Effective 15 February 2020, the US Patent and Trademark Office (USPTO) enacted a series of rule changes that will have a significant impact on trademark filers.(1)

The widest-scale change is the requirement for electronic filing of all submissions to the USPTO. However, additional application and specimen requirements are likely to have a greater effect on applicants, as compared with prior practice.

Email addresses

First and foremost, in order to receive a filing date (ie, meet the minimum filing requirement), new applications filed on or after 15 February 2020 must include an email address for each applicant. This rule applies even when the applicant is represented by an attorney. Registrants and parties to an inter partes proceeding before the Trademark Trial and Appeal Board (TTAB) must also maintain a valid email address.

The email address must be one that is actually monitored by the owner. Examples include:

  • a personal email address;
  • an email address created for the purpose of communicating with the USPTO that is personally monitored by the trademark owner;
  • an in-house counsel email address; or
  • a general address (ie, [email protected]).

The email address may not be the address of outside counsel, a foreign law firm, a 'black hole email address' where messages are automatically deleted or an email address that the owner or party does not have direct access to for monitoring. (Note: the email address will be public.)

Specimens

Second, the USPTO is tightening its specimen requirements and giving examiners more leeway to issue inquiries in order to clarify whether a specimen is actually in use in commerce:

  • When a label or tag is used as a specimen for goods, it must be shown to be physically attached to the goods. Additionally, the tag or label must show the mark in actual use in commerce, meaning that it must include informational matter that typically appears on a label for the particular goods (ie, net weight, volume, UPC bar codes and list of ingredients).
  • If relying on a webpage, it must include the URL of the webpage and the date on which it was accessed or printed. This information may appear on the webpage, in the Trademark Electronic Application System form or in a verified statement (if submitted later).

Electronic filing

Finally, from 15 February 2020, with very limited exceptions, all submissions to the USPTO must be filed electronically. This rule change follows similar rules regarding TTAB filings, as well as the USPTO's practice of disincentivising paper filings with increased fees.

While the transition to electronic filing is in line with standard practice for most applicants, the requirement for an applicant email is a fundamental change that alters the minimum filing requirements. Foreign applicants and their attorneys seeking to file priority applications in the United States should keep this requirement in mind when meeting priority filing deadlines.

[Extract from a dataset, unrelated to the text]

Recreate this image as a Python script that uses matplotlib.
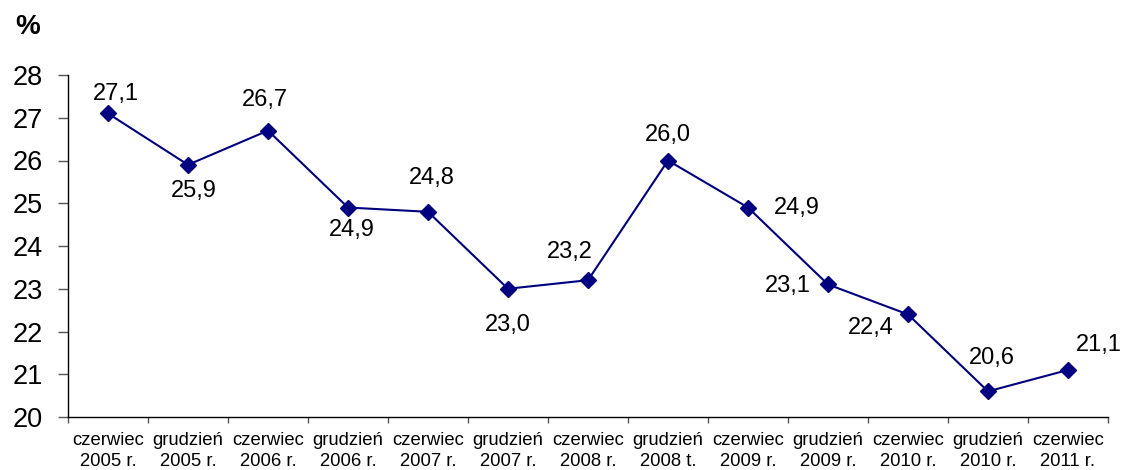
import matplotlib
matplotlib.use("Agg")
import matplotlib.pyplot as plt
from matplotlib.ticker import FixedLocator, NullFormatter

plt.rcParams['font.family'] = ['Liberation Sans', 'DejaVu Sans']

# Period labels (month + year) and the share in percent
months = ["czerwiec", "grudzień", "czerwiec", "grudzień", "czerwiec", "grudzień",
          "czerwiec", "grudzień", "czerwiec", "grudzień", "czerwiec", "grudzień",
          "czerwiec"]
years = ["2005 r.", "2005 r.", "2006 r.", "2006 r.", "2007 r.", "2007 r.",
         "2008 r.", "2008 t.", "2009 r.", "2009 r.", "2010 r.", "2010 r.",
         "2011 r."]
values = [27.1, 25.9, 26.7, 24.9, 24.8, 23.0, 23.2, 26.0, 24.9, 23.1, 22.4, 20.6, 21.1]

# Label offsets in points (dx, dy) relative to each marker
label_offsets = [(6, 14), (4, -19), (-2, 22), (3, -16), (3, 24), (0, -26),
                 (-13, 20), (0, 18), (35, 0), (-29, -1), (-27, -10), (3, 24), (22, 18)]

fig = plt.figure(figsize=(11.22, 4.70), dpi=100)
ax = fig.add_axes([68 / 1122, 53 / 470, 1040 / 1122, 342 / 470])

x = list(range(len(values)))
ax.plot(x, values, color="#000080", linewidth=1.5, marker="D", markersize=8.5,
        markerfacecolor="#000080", markeredgecolor="#000080")

for xi, v, (dx, dy) in zip(x, values, label_offsets):
    ax.annotate(f"{v:.1f}".replace(".", ","), (xi, v), xytext=(dx, dy),
                textcoords="offset points", ha="center", va="center",
                fontsize=17, color="black")

ax.set_xlim(-0.5, len(values) - 0.5)
ax.set_ylim(20, 28)
ax.set_yticks(range(20, 29))
ax.tick_params(axis="y", labelsize=19.5, length=7, width=1, color="#555555",
               direction="out", pad=11)

# Category labels at centres, tick marks at category boundaries
ax.set_xticks(x)
ax.set_xticklabels([f"{m}\n{y}" for m, y in zip(months, years)], fontsize=13.3,
                   linespacing=1.3)
ax.tick_params(axis="x", which="major", length=0, pad=11)
ax.xaxis.set_minor_locator(FixedLocator([i - 0.5 for i in range(len(values) + 1)]))
ax.xaxis.set_minor_formatter(NullFormatter())
ax.tick_params(axis="x", which="minor", length=4, width=1, color="#555555",
               direction="out")

ax.spines["top"].set_visible(False)
ax.spines["right"].set_visible(False)
for s in ("left", "bottom"):
    ax.spines[s].set_linewidth(1)
    ax.spines[s].set_color("black")

fig.text(28 / 1122, 1 - 27 / 470, "%", fontsize=20, fontweight="bold",
         ha="center", va="center")

fig.savefig("out.png", dpi=100)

Further, for applicants that rely on unaffixed labels and tags to show use, these methods should be updated with photos of the labels on actual goods.

Endnotes

(1) On the eve of the day that the new rule was to take effect, the USPTO changed the new rule requiring a non-lawyer email address for all applicants and has confirmed that they will allow a law firm email address as long as it is different from the correspondence address.